NOT only can a number of 2D materials withstand being sent into space but the same materials can also potentially thrive in harsh conditions, according to a new study from ANU.
While these findings mean future space missions could be more accessible and cheaper to launch, PhD candidate and lead author Tobias Vogl was particularly interested in whether the 2D materials could withstand intense radiation.
“The space environment is obviously very different to what we have here on Earth. So we exposed a variety of 2D materials to radiation levels comparable to what we expect in space,” Mr Vogl says.
“We found most of these devices coped really well. We were looking at electrical and optical properties and basically didn’t see much difference at all.”
The ANU team carried out a number of simulations to model space environments for potential orbits. This was used to expose 2D materials to the expected radiation levels.
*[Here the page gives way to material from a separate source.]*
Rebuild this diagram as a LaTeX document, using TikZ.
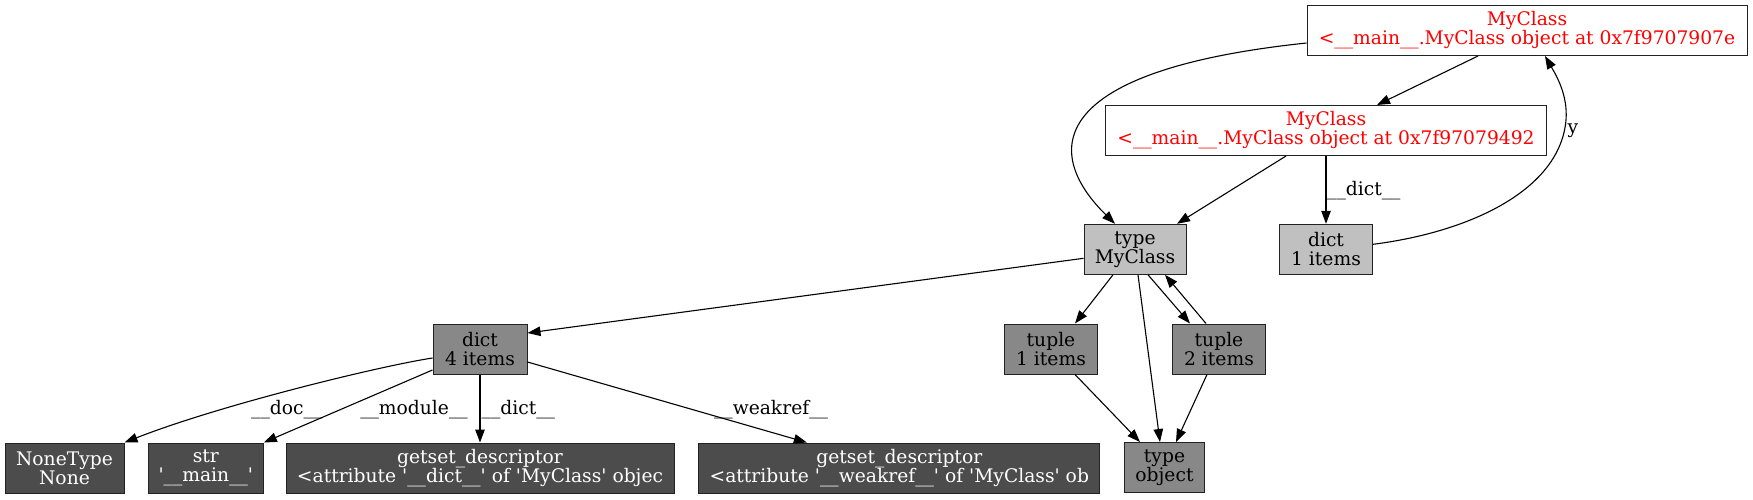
\documentclass[tikz,border=0pt]{standalone}
\usepackage{fontspec}
\setmainfont{DejaVu Serif}
\usetikzlibrary{arrows.meta}
\definecolor{lvlA}{HTML}{C0C0C0}
\definecolor{lvlB}{HTML}{888888}
\definecolor{lvlC}{HTML}{4C4C4C}
\definecolor{rim}{HTML}{222222}
\begin{document}
\begin{tikzpicture}[x=1pt,y=-1pt,
  obj/.style={draw=rim, line width=1pt, inner sep=0pt, align=center,
    font=\fontsize{18.7}{19}\selectfont, minimum height=50pt},
  target/.style={obj, fill=white, text=red},
  lvlone/.style={obj, fill=lvlA},
  lvltwo/.style={obj, fill=lvlB},
  lvlthree/.style={obj, fill=lvlC, text=white},
  conn/.style={line width=1.1pt, -{Triangle[length=13pt,width=9.5pt]}},
  lbl/.style={inner sep=0pt, font=\fontsize{18.7}{19}\selectfont}]
\useasboundingbox (0,0) rectangle (1753,499);
\node[target, minimum width=440pt] (A) at (1527,30.5) {MyClass\\<\_\_main\_\_.MyClass object at 0x7f9707907e};
\node[target, minimum width=441pt] (B) at (1326,130.5) {MyClass\\<\_\_main\_\_.MyClass object at 0x7f97079492};
\node[lvlone, minimum width=102pt] (T) at (1135,249.3) {type\\MyClass};
\node[lvlone, minimum width=93pt] (D1) at (1326,249.3) {dict\\1 items};
\node[lvltwo, minimum width=94pt] (D4) at (480,349) {dict\\4 items};
\node[lvltwo, minimum width=93pt] (Tu1) at (1051,349) {tuple\\1 items};
\node[lvltwo, minimum width=93pt] (Tu2) at (1219,349) {tuple\\2 items};
\node[lvltwo, minimum width=80pt] (Obj) at (1164.5,467.5) {type\\object};
\node[lvlthree, minimum width=119pt] (None) at (64.5,468) {NoneType\\None};
\node[lvlthree, minimum width=115pt] (Str) at (205.8,468) {str\\\textquotesingle\_\_main\_\_\textquotesingle};
\node[lvlthree, minimum width=388pt] (G1) at (480,468) {getset\_descriptor\\<attribute \textquotesingle\_\_dict\_\_\textquotesingle{} of \textquotesingle MyClass\textquotesingle{} objec};
\node[lvlthree, minimum width=401pt] (G2) at (899.3,468) {getset\_descriptor\\<attribute \textquotesingle\_\_weakref\_\_\textquotesingle{} of \textquotesingle MyClass\textquotesingle{} ob};

% edges
\draw[conn] ([yshift=-12.5pt]A.west) .. controls (1050,70) and (1040,150) .. ([xshift=-20pt]T.north);
\draw[conn] ([xshift=-49pt]A.south) -- ([xshift=51pt]B.north);
\draw[conn] ([xshift=-40pt]B.south) -- ([xshift=42pt]T.north);
\draw[conn] (B.south) -- (D1.north);
\draw[conn] ([yshift=5pt]D1.east) .. controls (1470,232) and (1560,190) .. (1566,120) .. controls (1568,95) and (1556,75) .. ([xshift=18pt]A.south);
\draw[conn] ([yshift=-9pt]T.west) -- ([yshift=16pt]D4.east);
\draw[conn] ([xshift=-22pt]T.south) -- ([xshift=24pt]Tu1.north);
\draw[conn] ([xshift=3pt]T.south) -- ([xshift=-4.5pt]Obj.north);
\draw[conn] ([xshift=13pt]T.south) -- ([xshift=-29pt]Tu2.north);
\draw[conn] ([xshift=-13pt]Tu2.north) -- ([xshift=30pt]T.south);
\draw[conn] ([xshift=24pt]Tu1.south) -- ([xshift=-24.5pt]Obj.north);
\draw[conn] ([xshift=-12pt]Tu2.south) -- ([xshift=11.5pt]Obj.north);
\draw[conn] ([yshift=-9pt]D4.west) .. controls (380,366) and (220,405) .. (None.north east);
\draw[conn] ([yshift=-21pt]D4.west) -- (Str.north east);
\draw[conn] (D4.south) -- (G1.north);
\draw[conn] ([yshift=-13pt]D4.east) -- ([xshift=-92.5pt]G2.north);

% labels
\node[lbl, anchor=base west] (lbdict) at (1327,195) {\_\_dict\_\_};
\node[lbl, anchor=base] (lby) at (1573,133) {y};
\node[lbl, anchor=base] (lbdoc) at (286.7,414) {\_\_doc\_\_};
\node[lbl, anchor=base] (lbmod) at (414,414) {\_\_module\_\_};
\node[lbl, anchor=base west] (lbdict2) at (481.5,414) {\_\_dict\_\_};
\node[lbl, anchor=base] (lbweak) at (771,414) {\_\_weakref\_\_};
\end{tikzpicture}
\end{document}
During a satellite’s orbit around the earth, it is subject to heating, cooling and radiation. They found one material actually improved when subjected to intense gamma radiation.
“A material getting stronger after irradiation with gamma rays – it reminds me of the hulk,” Mr Vogl says.
“We’re talking about radiation levels above what we would see in space – but we actually saw the material become better, or brighter.”
Mr Vogl says this specific material could potentially be used to detect radiation levels onboard satellites in other harsh environments, like near nuclear reactor sites.
“The applications of these 2D materials will be quite versatile, from satellite structures reinforced with graphene – which is five-times stiffer than steel – to lighter and more efficient solar cells, which will help when it comes to actually getting the experiment into space,” he says.
Mr Vogl says among the tested devices were atomically thin transistors. Transistors are a crucial component for every electronic circuit. The study also tested quantum light sources, which could be used to form what Mr Vogl describes as the “backbone” of the future quantum internet.
“They could be used for satellite-based long-distance quantum cryptography networks. This quantum internet would be hacking proof, which is more important than ever in this age of rising cyberattacks and data breaches,” he says.
The research has been published in the journal Nature Communications.